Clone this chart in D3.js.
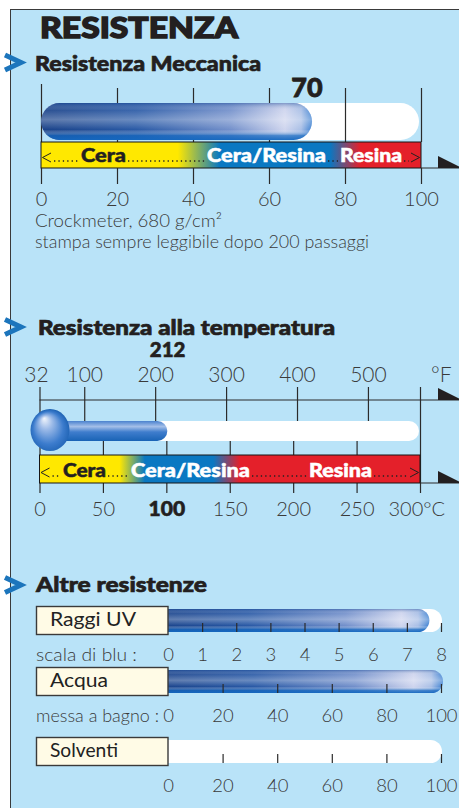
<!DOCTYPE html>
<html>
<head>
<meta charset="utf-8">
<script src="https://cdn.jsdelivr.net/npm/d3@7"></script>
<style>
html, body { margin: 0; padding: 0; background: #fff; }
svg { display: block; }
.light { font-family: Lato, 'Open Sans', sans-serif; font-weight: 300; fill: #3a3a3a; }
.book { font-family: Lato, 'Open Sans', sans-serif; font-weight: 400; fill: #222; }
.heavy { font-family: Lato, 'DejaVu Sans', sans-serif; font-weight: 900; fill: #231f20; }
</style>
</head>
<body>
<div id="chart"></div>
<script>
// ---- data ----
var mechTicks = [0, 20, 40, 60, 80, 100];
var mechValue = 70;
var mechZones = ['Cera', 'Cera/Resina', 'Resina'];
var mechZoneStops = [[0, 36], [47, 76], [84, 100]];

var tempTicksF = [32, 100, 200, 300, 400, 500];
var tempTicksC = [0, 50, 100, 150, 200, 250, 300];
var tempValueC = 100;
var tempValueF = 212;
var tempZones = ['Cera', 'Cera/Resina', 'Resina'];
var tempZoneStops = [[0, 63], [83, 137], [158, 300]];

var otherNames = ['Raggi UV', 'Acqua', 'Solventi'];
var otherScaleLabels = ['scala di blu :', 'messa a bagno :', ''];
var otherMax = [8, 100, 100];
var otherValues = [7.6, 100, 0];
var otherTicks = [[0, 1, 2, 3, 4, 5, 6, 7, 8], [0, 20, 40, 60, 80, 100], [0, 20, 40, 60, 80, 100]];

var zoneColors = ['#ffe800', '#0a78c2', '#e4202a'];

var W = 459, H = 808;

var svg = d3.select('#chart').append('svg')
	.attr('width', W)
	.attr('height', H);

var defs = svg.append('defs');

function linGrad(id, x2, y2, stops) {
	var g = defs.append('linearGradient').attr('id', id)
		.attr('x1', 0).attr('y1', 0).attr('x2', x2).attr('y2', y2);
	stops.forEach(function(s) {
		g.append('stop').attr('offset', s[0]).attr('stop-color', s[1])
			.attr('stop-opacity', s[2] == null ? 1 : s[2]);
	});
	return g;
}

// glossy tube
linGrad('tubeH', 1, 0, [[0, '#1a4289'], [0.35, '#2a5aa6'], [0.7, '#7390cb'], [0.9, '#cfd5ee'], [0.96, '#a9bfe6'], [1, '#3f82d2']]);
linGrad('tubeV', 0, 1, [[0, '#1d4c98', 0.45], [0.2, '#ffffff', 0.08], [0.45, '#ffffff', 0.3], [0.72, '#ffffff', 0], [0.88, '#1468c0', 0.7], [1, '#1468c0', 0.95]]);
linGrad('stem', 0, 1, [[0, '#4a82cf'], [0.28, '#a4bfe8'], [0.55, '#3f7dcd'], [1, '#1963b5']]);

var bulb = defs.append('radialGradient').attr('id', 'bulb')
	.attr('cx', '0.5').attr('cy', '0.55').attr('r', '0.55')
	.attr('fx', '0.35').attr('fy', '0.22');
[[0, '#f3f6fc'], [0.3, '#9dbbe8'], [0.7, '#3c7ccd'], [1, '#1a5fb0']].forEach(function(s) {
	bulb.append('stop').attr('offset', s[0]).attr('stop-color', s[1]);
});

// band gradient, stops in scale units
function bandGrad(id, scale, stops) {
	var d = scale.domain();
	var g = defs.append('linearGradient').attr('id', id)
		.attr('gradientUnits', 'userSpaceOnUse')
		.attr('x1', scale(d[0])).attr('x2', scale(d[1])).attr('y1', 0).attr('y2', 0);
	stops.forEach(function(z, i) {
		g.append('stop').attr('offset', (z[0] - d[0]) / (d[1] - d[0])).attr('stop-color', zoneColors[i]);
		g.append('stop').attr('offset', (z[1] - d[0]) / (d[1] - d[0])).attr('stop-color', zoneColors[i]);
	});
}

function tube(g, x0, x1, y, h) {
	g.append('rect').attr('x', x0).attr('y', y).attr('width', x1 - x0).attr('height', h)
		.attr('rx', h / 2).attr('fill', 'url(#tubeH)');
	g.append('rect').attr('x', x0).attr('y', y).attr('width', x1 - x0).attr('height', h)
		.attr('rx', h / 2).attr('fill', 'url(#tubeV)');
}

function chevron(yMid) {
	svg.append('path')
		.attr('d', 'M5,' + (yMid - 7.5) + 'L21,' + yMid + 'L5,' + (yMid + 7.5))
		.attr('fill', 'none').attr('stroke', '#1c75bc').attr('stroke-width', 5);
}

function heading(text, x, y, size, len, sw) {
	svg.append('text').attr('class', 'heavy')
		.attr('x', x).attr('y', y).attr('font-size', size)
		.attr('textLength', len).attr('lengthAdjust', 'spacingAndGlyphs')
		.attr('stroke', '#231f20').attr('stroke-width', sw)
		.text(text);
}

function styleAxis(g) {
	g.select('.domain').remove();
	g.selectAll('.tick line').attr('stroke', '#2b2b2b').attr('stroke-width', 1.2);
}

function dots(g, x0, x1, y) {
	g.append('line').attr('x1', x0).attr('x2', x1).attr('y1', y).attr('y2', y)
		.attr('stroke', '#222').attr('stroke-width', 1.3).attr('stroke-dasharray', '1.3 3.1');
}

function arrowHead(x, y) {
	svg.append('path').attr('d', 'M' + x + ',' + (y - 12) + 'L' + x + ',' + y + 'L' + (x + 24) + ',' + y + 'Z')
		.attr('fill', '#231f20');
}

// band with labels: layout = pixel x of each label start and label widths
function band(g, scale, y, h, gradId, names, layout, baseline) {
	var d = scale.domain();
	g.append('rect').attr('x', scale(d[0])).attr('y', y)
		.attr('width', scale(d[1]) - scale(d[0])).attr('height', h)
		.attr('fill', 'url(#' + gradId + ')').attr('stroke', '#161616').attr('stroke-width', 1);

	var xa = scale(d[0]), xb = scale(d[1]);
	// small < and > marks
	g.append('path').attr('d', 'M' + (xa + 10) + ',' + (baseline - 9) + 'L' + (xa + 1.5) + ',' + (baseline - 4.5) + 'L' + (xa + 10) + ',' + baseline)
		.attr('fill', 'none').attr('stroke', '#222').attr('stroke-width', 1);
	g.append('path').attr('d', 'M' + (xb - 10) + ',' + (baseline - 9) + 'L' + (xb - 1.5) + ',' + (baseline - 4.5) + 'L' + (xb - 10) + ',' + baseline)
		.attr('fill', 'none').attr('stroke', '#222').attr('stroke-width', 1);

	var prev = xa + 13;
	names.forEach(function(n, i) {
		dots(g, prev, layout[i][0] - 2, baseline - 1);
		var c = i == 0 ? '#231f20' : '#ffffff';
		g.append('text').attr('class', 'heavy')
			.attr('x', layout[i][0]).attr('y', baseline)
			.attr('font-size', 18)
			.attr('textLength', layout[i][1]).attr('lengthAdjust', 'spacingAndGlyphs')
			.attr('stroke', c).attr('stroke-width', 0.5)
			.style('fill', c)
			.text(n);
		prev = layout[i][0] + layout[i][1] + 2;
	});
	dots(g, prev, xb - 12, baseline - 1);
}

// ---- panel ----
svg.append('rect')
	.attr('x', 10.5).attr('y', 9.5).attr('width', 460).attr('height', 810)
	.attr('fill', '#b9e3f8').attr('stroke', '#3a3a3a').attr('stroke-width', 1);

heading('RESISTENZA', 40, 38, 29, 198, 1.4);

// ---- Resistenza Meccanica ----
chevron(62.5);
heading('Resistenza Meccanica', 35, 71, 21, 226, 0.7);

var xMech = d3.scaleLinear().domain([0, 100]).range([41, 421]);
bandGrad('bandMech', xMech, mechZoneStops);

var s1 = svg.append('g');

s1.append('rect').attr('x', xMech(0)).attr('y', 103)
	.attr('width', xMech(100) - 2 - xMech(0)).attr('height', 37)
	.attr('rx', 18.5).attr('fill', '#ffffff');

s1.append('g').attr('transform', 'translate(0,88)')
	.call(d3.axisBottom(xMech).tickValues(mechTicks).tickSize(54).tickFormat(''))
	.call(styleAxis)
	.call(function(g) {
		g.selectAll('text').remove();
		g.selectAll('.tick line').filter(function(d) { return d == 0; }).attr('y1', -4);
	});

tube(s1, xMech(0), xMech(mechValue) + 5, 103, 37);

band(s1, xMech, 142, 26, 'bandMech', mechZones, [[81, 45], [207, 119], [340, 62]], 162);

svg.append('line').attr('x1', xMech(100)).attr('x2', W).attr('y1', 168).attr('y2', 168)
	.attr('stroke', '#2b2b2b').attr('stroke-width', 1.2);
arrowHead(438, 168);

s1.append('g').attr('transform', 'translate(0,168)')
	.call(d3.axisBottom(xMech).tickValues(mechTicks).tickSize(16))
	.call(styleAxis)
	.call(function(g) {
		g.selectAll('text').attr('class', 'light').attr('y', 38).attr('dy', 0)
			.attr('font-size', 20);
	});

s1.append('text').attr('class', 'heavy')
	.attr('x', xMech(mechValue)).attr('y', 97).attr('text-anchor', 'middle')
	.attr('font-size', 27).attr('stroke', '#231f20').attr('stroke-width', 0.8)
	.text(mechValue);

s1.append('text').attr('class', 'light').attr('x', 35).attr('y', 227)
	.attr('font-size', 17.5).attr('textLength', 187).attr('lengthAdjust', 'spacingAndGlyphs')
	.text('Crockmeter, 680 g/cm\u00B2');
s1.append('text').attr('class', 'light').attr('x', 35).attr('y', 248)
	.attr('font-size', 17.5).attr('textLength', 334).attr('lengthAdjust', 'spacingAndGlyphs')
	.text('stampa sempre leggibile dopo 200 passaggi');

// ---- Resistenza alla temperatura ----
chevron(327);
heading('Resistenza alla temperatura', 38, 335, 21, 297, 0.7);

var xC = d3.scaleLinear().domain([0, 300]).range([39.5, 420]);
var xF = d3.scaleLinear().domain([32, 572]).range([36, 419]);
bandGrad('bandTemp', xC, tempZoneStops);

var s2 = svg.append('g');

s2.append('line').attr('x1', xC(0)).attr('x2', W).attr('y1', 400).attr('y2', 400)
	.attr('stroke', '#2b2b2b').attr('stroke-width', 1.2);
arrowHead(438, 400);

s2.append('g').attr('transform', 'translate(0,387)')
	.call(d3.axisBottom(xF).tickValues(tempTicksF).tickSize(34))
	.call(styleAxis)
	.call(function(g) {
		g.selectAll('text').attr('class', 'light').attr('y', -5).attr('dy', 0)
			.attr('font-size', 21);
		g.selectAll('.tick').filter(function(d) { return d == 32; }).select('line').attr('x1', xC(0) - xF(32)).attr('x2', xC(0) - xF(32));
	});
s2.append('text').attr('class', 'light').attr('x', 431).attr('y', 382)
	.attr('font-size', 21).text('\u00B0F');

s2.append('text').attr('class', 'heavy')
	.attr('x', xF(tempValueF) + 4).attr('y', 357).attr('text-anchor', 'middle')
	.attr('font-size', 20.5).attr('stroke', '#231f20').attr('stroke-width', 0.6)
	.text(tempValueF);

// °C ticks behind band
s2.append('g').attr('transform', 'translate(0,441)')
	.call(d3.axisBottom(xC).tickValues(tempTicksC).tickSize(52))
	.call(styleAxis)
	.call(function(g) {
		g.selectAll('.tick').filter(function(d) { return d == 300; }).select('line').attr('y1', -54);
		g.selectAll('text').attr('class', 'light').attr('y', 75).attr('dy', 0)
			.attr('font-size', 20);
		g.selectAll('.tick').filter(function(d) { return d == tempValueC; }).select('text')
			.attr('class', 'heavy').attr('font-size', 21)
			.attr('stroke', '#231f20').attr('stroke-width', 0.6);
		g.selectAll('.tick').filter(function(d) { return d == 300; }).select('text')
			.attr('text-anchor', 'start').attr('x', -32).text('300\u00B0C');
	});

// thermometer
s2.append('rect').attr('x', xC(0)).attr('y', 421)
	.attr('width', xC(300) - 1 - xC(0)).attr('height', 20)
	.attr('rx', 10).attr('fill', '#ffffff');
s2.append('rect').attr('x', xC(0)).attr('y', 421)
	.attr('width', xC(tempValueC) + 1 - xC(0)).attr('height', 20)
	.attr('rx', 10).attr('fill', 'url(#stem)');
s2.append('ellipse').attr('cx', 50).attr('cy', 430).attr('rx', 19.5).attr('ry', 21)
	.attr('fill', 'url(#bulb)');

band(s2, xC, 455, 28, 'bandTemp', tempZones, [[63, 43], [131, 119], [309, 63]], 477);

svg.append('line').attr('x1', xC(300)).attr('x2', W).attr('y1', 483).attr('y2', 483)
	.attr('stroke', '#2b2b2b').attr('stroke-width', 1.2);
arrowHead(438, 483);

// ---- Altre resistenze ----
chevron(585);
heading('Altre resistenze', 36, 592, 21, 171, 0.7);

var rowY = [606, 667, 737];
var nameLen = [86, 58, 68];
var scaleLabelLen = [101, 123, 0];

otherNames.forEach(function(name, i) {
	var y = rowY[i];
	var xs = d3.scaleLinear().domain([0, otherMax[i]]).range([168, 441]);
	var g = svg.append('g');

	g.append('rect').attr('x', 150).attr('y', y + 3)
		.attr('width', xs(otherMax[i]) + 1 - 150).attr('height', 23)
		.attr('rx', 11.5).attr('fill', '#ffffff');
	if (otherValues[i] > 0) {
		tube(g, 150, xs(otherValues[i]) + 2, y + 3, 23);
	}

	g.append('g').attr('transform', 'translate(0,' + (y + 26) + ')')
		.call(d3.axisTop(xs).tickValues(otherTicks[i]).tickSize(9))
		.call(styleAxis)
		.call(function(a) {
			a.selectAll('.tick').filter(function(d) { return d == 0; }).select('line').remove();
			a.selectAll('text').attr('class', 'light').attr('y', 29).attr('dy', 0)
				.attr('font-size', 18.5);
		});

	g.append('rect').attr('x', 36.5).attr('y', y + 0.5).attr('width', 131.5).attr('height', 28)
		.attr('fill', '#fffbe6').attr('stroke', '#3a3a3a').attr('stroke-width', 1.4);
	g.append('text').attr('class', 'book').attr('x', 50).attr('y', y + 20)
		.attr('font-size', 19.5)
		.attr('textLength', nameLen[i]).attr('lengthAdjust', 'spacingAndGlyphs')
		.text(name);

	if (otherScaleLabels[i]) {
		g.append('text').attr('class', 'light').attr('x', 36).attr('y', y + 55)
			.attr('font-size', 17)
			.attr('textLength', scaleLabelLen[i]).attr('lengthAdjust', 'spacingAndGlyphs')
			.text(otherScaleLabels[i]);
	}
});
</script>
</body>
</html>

▶ _STATED GOAL_: Every line from the top of the material above through the line with "var defs = svg.append('defs');" should be duplicated exactly, please; leave out the pictures.

▶ _PROBLEM SOLUTION_:
Clone this chart in D3.js.
<!DOCTYPE html>
<html>
<head>
<meta charset="utf-8">
<script src="https://cdn.jsdelivr.net/npm/d3@7"></script>
<style>
html, body { margin: 0; padding: 0; background: #fff; }
svg { display: block; }
.light { font-family: Lato, 'Open Sans', sans-serif; font-weight: 300; fill: #3a3a3a; }
.book { font-family: Lato, 'Open Sans', sans-serif; font-weight: 400; fill: #222; }
.heavy { font-family: Lato, 'DejaVu Sans', sans-serif; font-weight: 900; fill: #231f20; }
</style>
</head>
<body>
<div id="chart"></div>
<script>
// ---- data ----
var mechTicks = [0, 20, 40, 60, 80, 100];
var mechValue = 70;
var mechZones = ['Cera', 'Cera/Resina', 'Resina'];
var mechZoneStops = [[0, 36], [47, 76], [84, 100]];

var tempTicksF = [32, 100, 200, 300, 400, 500];
var tempTicksC = [0, 50, 100, 150, 200, 250, 300];
var tempValueC = 100;
var tempValueF = 212;
var tempZones = ['Cera', 'Cera/Resina', 'Resina'];
var tempZoneStops = [[0, 63], [83, 137], [158, 300]];

var otherNames = ['Raggi UV', 'Acqua', 'Solventi'];
var otherScaleLabels = ['scala di blu :', 'messa a bagno :', ''];
var otherMax = [8, 100, 100];
var otherValues = [7.6, 100, 0];
var otherTicks = [[0, 1, 2, 3, 4, 5, 6, 7, 8], [0, 20, 40, 60, 80, 100], [0, 20, 40, 60, 80, 100]];

var zoneColors = ['#ffe800', '#0a78c2', '#e4202a'];

var W = 459, H = 808;

var svg = d3.select('#chart').append('svg')
	.attr('width', W)
	.attr('height', H);

var defs = svg.append('defs');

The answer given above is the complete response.